Dataset content |
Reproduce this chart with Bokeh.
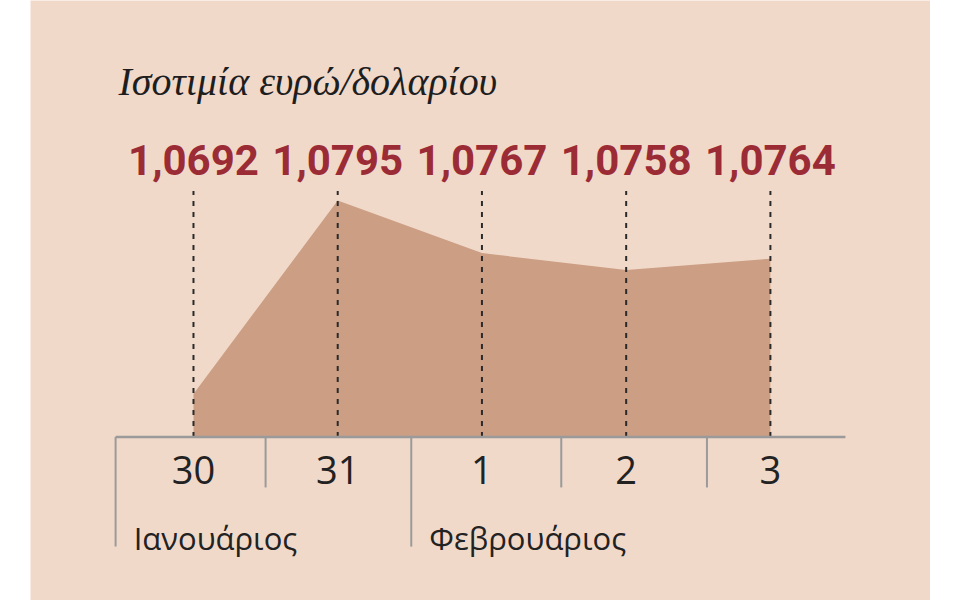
from bokeh.plotting import figure
from bokeh.models import Range1d, ColumnDataSource, LabelSet, Label, Spacer
from bokeh.layouts import row
from bokeh.core.properties import value
from bokeh.embed import file_html
from bokeh.resources import INLINE

# ---- data ----
days = ["30", "31", "1", "2", "3"]
rates = [1.0692, 1.0795, 1.0767, 1.0758, 1.0764]
rate_labels = ["1,0692", "1,0795", "1,0767", "1,0758", "1,0764"]
months = ["Ιανουάριος", "Φεβρουάριος"]
title = "Ισοτιμία ευρώ/δολαρίου"

BG = "#f1d9ca"
AREA = "#cc9e84"
RED = "#9b2c35"
GRID = "#9a9a9a"

W, H = 900, 600
base = 1.0669
p = figure(width=W, height=H, output_backend="svg", toolbar_location=None,
           x_range=Range1d(-1.13, 5.11), y_range=Range1d(1.0582, 1.09015),
           min_border=0, background_fill_color=BG, border_fill_color=BG,
           outline_line_color=None)
p.axis.visible = False
p.grid.visible = False

idx = list(range(len(days)))
src = ColumnDataSource(dict(x=idx, y=rates, base=[base] * len(idx),
                            top=[1.0800] * len(idx), lab=rate_labels, day=days,
                            ly=[426] * len(idx), dy=[117] * len(idx)))

p.varea(x="x", y1="base", y2="y", source=src, fill_color=AREA, fill_alpha=1)
p.segment(x0="x", y0="base", x1="x", y1="top", source=src,
          line_color="#2a2a2a", line_width=2, line_dash="5 6")

# axis line and separators
sep_day = [0.5, 2.55, 3.56]
sep_month = [-0.54, 1.51]
p.segment(x0=[-0.54], y0=[base], x1=[4.52], y1=[base], line_color=GRID, line_width=2.5)
p.segment(x0=sep_day, y0=[base] * 3, x1=sep_day, y1=[1.06422] * 3,
          line_color=GRID, line_width=2)
p.segment(x0=sep_month, y0=[base] * 2, x1=sep_month, y1=[1.06107] * 2,
          line_color=GRID, line_width=2)

# value labels
p.add_layout(LabelSet(x="x", y="ly", y_units="screen", text="lab", source=src,
                      text_align="center", text_baseline="alphabetic",
                      text_font=value("Roboto"), text_font_style="bold",
                      text_font_size="42px", text_color=RED))
# day labels
p.add_layout(LabelSet(x="x", y="dy", y_units="screen", text="day", source=src,
                      text_align="center", text_baseline="alphabetic",
                      text_font=value("Open Sans"), text_font_size="38px",
                      text_color="#222222"))
# month labels
for k, m in enumerate(months):
    p.add_layout(Label(x=sep_month[k] + 0.125, y=63,
                       y_units="screen", text=m, text_align="left",
                       text_baseline="alphabetic", text_font="Open Sans",
                       text_font_size="31px", text_color="#222222"))
# title
p.add_layout(Label(x=88, y=519, x_units="screen", y_units="screen", text=title,
                   text_align="left", text_baseline="alphabetic",
                   text_font="Liberation Serif", text_font_style="italic",
                   text_font_size="40px", text_color="#1e1e1e"))

layout = row(Spacer(width=30, height=H), p)
open("out.html", "w").write(file_html(layout, INLINE))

Work to be completed | All of the data above should be quoted exactly, except for the pictures.

Written response |
Reproduce this chart with Bokeh.
from bokeh.plotting import figure
from bokeh.models import Range1d, ColumnDataSource, LabelSet, Label, Spacer
from bokeh.layouts import row
from bokeh.core.properties import value
from bokeh.embed import file_html
from bokeh.resources import INLINE

# ---- data ----
days = ["30", "31", "1", "2", "3"]
rates = [1.0692, 1.0795, 1.0767, 1.0758, 1.0764]
rate_labels = ["1,0692", "1,0795", "1,0767", "1,0758", "1,0764"]
months = ["Ιανουάριος", "Φεβρουάριος"]
title = "Ισοτιμία ευρώ/δολαρίου"

BG = "#f1d9ca"
AREA = "#cc9e84"
RED = "#9b2c35"
GRID = "#9a9a9a"

W, H = 900, 600
base = 1.0669
p = figure(width=W, height=H, output_backend="svg", toolbar_location=None,
           x_range=Range1d(-1.13, 5.11), y_range=Range1d(1.0582, 1.09015),
           min_border=0, background_fill_color=BG, border_fill_color=BG,
           outline_line_color=None)
p.axis.visible = False
p.grid.visible = False

idx = list(range(len(days)))
src = ColumnDataSource(dict(x=idx, y=rates, base=[base] * len(idx),
                            top=[1.0800] * len(idx), lab=rate_labels, day=days,
                            ly=[426] * len(idx), dy=[117] * len(idx)))

p.varea(x="x", y1="base", y2="y", source=src, fill_color=AREA, fill_alpha=1)
p.segment(x0="x", y0="base", x1="x", y1="top", source=src,
          line_color="#2a2a2a", line_width=2, line_dash="5 6")

# axis line and separators
sep_day = [0.5, 2.55, 3.56]
sep_month = [-0.54, 1.51]
p.segment(x0=[-0.54], y0=[base], x1=[4.52], y1=[base], line_color=GRID, line_width=2.5)
p.segment(x0=sep_day, y0=[base] * 3, x1=sep_day, y1=[1.06422] * 3,
          line_color=GRID, line_width=2)
p.segment(x0=sep_month, y0=[base] * 2, x1=sep_month, y1=[1.06107] * 2,
          line_color=GRID, line_width=2)

# value labels
p.add_layout(LabelSet(x="x", y="ly", y_units="screen", text="lab", source=src,
                      text_align="center", text_baseline="alphabetic",
                      text_font=value("Roboto"), text_font_style="bold",
                      text_font_size="42px", text_color=RED))
# day labels
p.add_layout(LabelSet(x="x", y="dy", y_units="screen", text="day", source=src,
                      text_align="center", text_baseline="alphabetic",
                      text_font=value("Open Sans"), text_font_size="38px",
                      text_color="#222222"))
# month labels
for k, m in enumerate(months):
    p.add_layout(Label(x=sep_month[k] + 0.125, y=63,
                       y_units="screen", text=m, text_align="left",
                       text_baseline="alphabetic", text_font="Open Sans",
                       text_font_size="31px", text_color="#222222"))
# title
p.add_layout(Label(x=88, y=519, x_units="screen", y_units="screen", text=title,
                   text_align="left", text_baseline="alphabetic",
                   text_font="Liberation Serif", text_font_style="italic",
                   text_font_size="40px", text_color="#1e1e1e"))

layout = row(Spacer(width=30, height=H), p)
open("out.html", "w").write(file_html(layout, INLINE))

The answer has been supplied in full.